Rationale for chosen obfuscation[edit]

Our proposed query modification is based on our analysis of the (non-public) query logs. Our main guidelines are:

  • Minimize non-essential information. We normalize the syntax of queries, rename variables, and remove comments since doing so does not change the meaning of the query, yet reduces the implicit information that might be found in the query.
  • Better safe than sorry. We obfuscate most string contents (string literals and variable names) although we have seen no evidence anywhere in the data that these might ever cause any privacy concerns.

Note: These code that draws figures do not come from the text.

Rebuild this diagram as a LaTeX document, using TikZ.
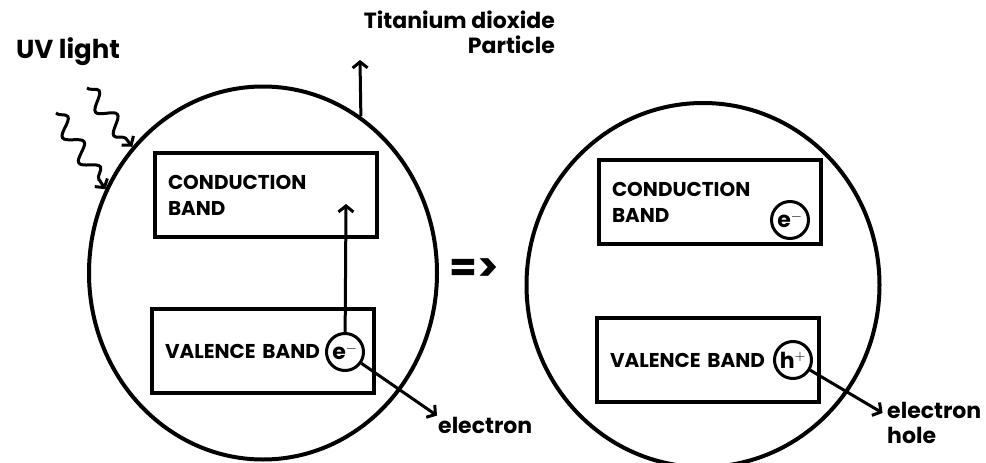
\documentclass[tikz,border=0pt]{standalone}
\usepackage{fontspec}
\setmainfont{Poppins}
\usetikzlibrary{arrows.meta,positioning,calc,shapes.geometric,decorations.pathmorphing}

\begin{document}
\begin{tikzpicture}[
    x=1pt, y=-1pt,
    particle/.style={draw, ellipse, line width=4pt, inner sep=0pt},
    band/.style={draw, line width=3.4pt, minimum width=222pt, minimum height=84pt, inner xsep=13pt, text width=196pt, align=left, font=\bfseries\fontsize{20}{26}\selectfont},
    carrier/.style={draw, circle, line width=3pt, minimum size=37pt, inner sep=0pt, font=\bfseries\fontsize{22}{22}\selectfont},
    flow/.style={-{Straight Barb[length=6pt, width=15pt]}, line width=3pt},
    uv/.style={flow, decorate, decoration={snake, amplitude=8pt, segment length=30pt, post length=6pt}},
    lab/.style={font=\bfseries\fontsize{22}{25}\selectfont, align=left, inner sep=1pt}
]
\useasboundingbox (0,0) rectangle (986,463);
% the two particles
\node[particle, minimum width=348pt, minimum height=373pt] (partA) at (263,273) {};
\node[particle, minimum width=353pt, minimum height=364pt] (partB) at (703,285) {};
% bands
\node[band] (cbA) at (266,195) {CONDUCTION\\BAND};
\node[band] (vbA) at (263,351) {VALENCE BAND};
\node[band] (cbB) at (710,202) {CONDUCTION\\BAND};
\node[band] (vbB) at (708,360) {VALENCE BAND};
% carriers
\node[carrier] (eA) at (345,352) {e$^-$};
\node[carrier] (eB) at (790,220) {e$^-$};
\node[carrier] (hB) at (793,360) {h$^+$};
% labels
\node[lab, font=\bfseries\fontsize{26}{28}\selectfont] (uvlab) at (68,52) {UV light};
\node[lab, align=right, anchor=north east] (tiolab) at (556,10) {Titanium dioxide\\Particle};
\node[lab, anchor=west] (elecA) at (437,425) {electron};
\node[lab, anchor=north west] (holeB) at (886,401) {electron\\hole};
\node[font=\bfseries\fontsize{40}{40}\selectfont] (yields) at (474,270) {=>};
\coordinate (uv1) at (87,88);
\coordinate (uv2) at (56,113);
\coordinate (tiotip) at (360,60);
\coordinate (excite) at (346,204);
% arrows
\draw[uv] (uv1) -- (partA.136);
\draw[uv] (uv2) -- (partA.152);
\draw[flow] (partA.58) -- (tiotip);
\draw[flow] (eA) -- (excite);
\draw[flow] (eA) -- (elecA.north west);
\draw[flow, shorten >=4pt] (hB) -- ([yshift=-14pt]holeB.north west);
\end{tikzpicture}
\end{document}
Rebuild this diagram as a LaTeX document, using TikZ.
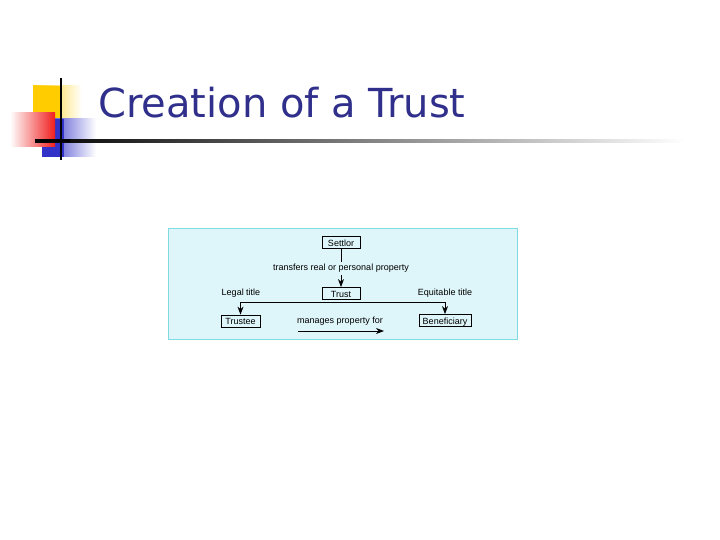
\documentclass[tikz,border=0pt]{standalone}
\usepackage{fontspec}
\setmainfont{Liberation Sans}
\newfontfamily\titlefont{DejaVu Sans}
\usetikzlibrary{arrows.meta,calc}
\definecolor{titleblue}{RGB}{48,48,140}
\definecolor{boxfill}{RGB}{222,245,249}
\definecolor{boxline}{RGB}{128,220,228}
\definecolor{sqyellow}{RGB}{255,204,0}
\definecolor{sqred}{RGB}{240,30,30}
\definecolor{sqblue}{RGB}{50,50,200}
\tikzset{
  lbl/.style={font=\fontsize{9}{10}\selectfont, inner sep=0pt},
  rbox/.style={draw=black, line width=0.8pt, fill=none, font=\fontsize{9}{10}\selectfont, inner xsep=0pt, inner ysep=2pt, text height=7.5pt, text depth=0.5pt, minimum height=12pt},
  conn/.style={line width=1pt},
  arr/.style={conn, -{Stealth[length=8pt,width=6pt,inset=2.5pt]}},
}
\begin{document}
\begin{tikzpicture}[x=1pt,y=-1pt]
\useasboundingbox (0,0) rectangle (720,540);
% decoration squares
\shade[left color=sqyellow, right color=white] (33,86) rectangle (82,119);
\fill[sqyellow] (33,86) rectangle (60,119);
\shade[left color=sqblue, right color=white] (42,119) rectangle (96,157);
\fill[sqblue] (42,119) rectangle (64,157);
\shade[left color=white, right color=sqred] (10,113) rectangle (55,147);
% lines
\shade[left color=black, right color=white] (35,139.5) rectangle (685,142.5);
\fill[black] (35,139.5) rectangle (70,142.5);
\draw[black, line width=2pt] (61,78) -- (61,160);
% title
\node[anchor=base west, inner sep=0pt, text=titleblue, font=\titlefont\fontsize{40}{44}\selectfont] (title) at (98,118) {Creation of a Trust};
% diagram background
\draw[fill=boxfill, draw=boxline, line width=1pt] (168,229) rectangle (517,339);
% nodes
\node[rbox, minimum width=38pt] (settlor) at (341,242.5) {Settlor};
\node[rbox, minimum width=38pt] (trust) at (341,293.5) {Trust};
\node[rbox, minimum width=39pt] (trustee) at (240.5,321) {Trustee};
\node[rbox, minimum width=52pt] (benef) at (445,320.5) {Beneficiary};
\node[lbl] (transfers) at (341,268) {transfers real or personal property};
\node[lbl] (legal) at (241,293) {Legal title};
\node[lbl] (equit) at (445,293) {Equitable title};
\node[lbl] (manages) at (340,321) {manages property for};
% connectors
\coordinate (tstem) at (341,262);
\coordinate (tarr) at (341,275);
\draw[conn] (settlor.south) -- (tstem);
\draw[arr] (tarr) -- (trust.north);
\coordinate (split) at (341,302);
\draw[conn] (241,302) -- (444.5,302);
\draw[arr] (split) -| (trustee.north);
\draw[arr] (split) -| (benef.north);
\coordinate (mstart) at (298,331);
\coordinate (mend) at (384,331);
\draw[arr] (mstart) -- (mend);
\end{tikzpicture}
\end{document}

Since we cannot be certain whether a longer string may hold sensitive information or not, we go for the more restrictive option here.
  • Geographic coordinates are sensitive. Coordinates are sometimes used by mobile apps to find nearby items. This could be used to identify people, hence we propose to strongly reduce the resolution of coordinates (the area specified by two full degrees is about 110km x 40km (86mi x 25mi) even in the very North of Europe or very South of America). One could coarsen even further, but already at this scale it is impossible to create any relevant movement profiles or pinpoint street addresses.

We do not think that times or numbers in general are similarly sensitive in the data we consider. Times only occur up to day precision. There is a relatively small number of days in human history, and especially in the past hundred years (where people might be born), there are many events on each. Numbers are not very frequent in queries. They could be rounded too, but the risk of this data being identifying in any way is considered very low.

Wikidata items and properties abound in queries, but they are part of the publicly available content of the site. There are no "user items" or "user properties" that could be related to accounts, and there is no data about user accounts that could be queried in this way.

Note that this proposal is about the release of past query logs. In particular, it will not be possible for attackers to exploit the details given here in some way to influence the logs.